For most wannabe spin-doctors, establishing good relationships with editors and journalists will not involve alcoholic lunches, expensive Christmas presents and other freebies. The list of publications relevant to your products and services could run into dozens – maybe hundreds. You may only actually meet a handful of journalists face to face; the editorial staff of many industrial and trade mags consists of the editor, and maybe a half share in a PA. Good heavens! They could be even busier than you are! You may speak to some of them on the phone occasionally, but much of your contact with the press will be at a distance.

By the way, gentlemen, a timely warning for the more macho among you. Lots of journalists and editors are women. Journalism is a profession in which men and women really do compete as equals – check the by-lines in any newspaper. So if someone called Caroline or Tamara phones to check something in one of your recent press releases, don’t make the fatal mistake of treating her as if she’s the Editor’s Little Helper. She could well he the editor...And we hope that all women journos will forgive us if, in these pages, we use the word ‘he’ as shorthand for ‘he/she’ when referring to members of the Fourth Estate.

Life On Planet Journo

Face to face or at arm’s length, your PR success or otherwise will rely heavily upon:

  • your understanding of how the press works
  • knowing what journalists/editors want (and don’t want!)
  • how to present it to them in ways that make their lives as easy as possible.

 

Here are some pointers.

Give Themstories

You probably judge your own business success by the level of sales or profit you or your company achieves. Journalists look at life differently. Editors may take a keen interest in their magazine’s circulation figures, but the average journalist’s career revolves around stories. There’s an old but true saying that a journalist is only as good as his last front-page story. ‘What the hell’s the story? is a frustrated cry all too often heard from an editor – and usually just before he consigns a press release to the bin.

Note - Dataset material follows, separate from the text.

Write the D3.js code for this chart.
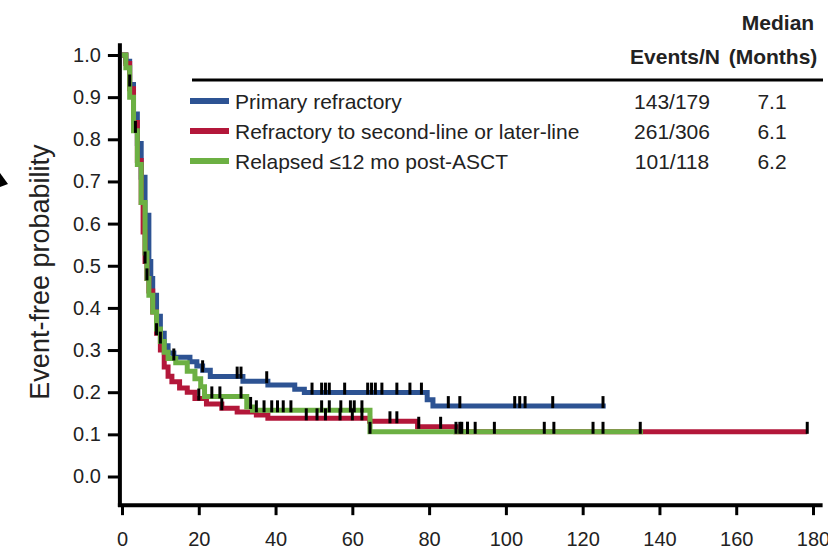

Once you understand this elementary fact about journalists, it becomes obvious that you will make friends with them not by giving them lunches, but by giving them stories. And a good story gives you an edge in the useability stakes, because some of the stuff that arrives on editors’ desks is so awful that it can only be and usually is! – described as ‘crap copy’ (there, now you’ve learned another term of the trade).

Example: A three-page single-spaced ‘news release’ setting out your chairman’s views on the current state of the world economy (yes. it does happen!). Sending out the release may do great things for your chairman’s ego. In practice it will be a total waste of time, paper and postage, make you look a rank amateur, and hit every editorial waste-bin in Fleet Street. Why? Because unless your company is a highly successful zillion-dollar multinational, who gives a damn what your chairman thinks about the world economy? That’s right it’s not a story, and a true PR professional would have known that. You may score Brownie points with your chairman, but it’s black marks all round from all those editors whose time you have wasted.

We discuss what makes good news stories, and how to tell them, in Chapter 5, but just one more point about stories at this stage. It’s all too easy to fall into the trap of thinking that you haven’t got any stories to tell. You have.

Once you’ve got this need for stories firmly fixed in your mind, you will (hopefully) start looking at everything your company does in terms of news stories. A high-value or interesting customer order, the development of a new and clever widget, the appointment of a new customer-facing executive or distributor, a move into new premises, showing at a trade exhibition – they’re all potential news stories. And if you still claim that your organisation hasn’t got any, maybe you should ask yourself why you are working for a bunch of no-hopers that sits there doing nothing.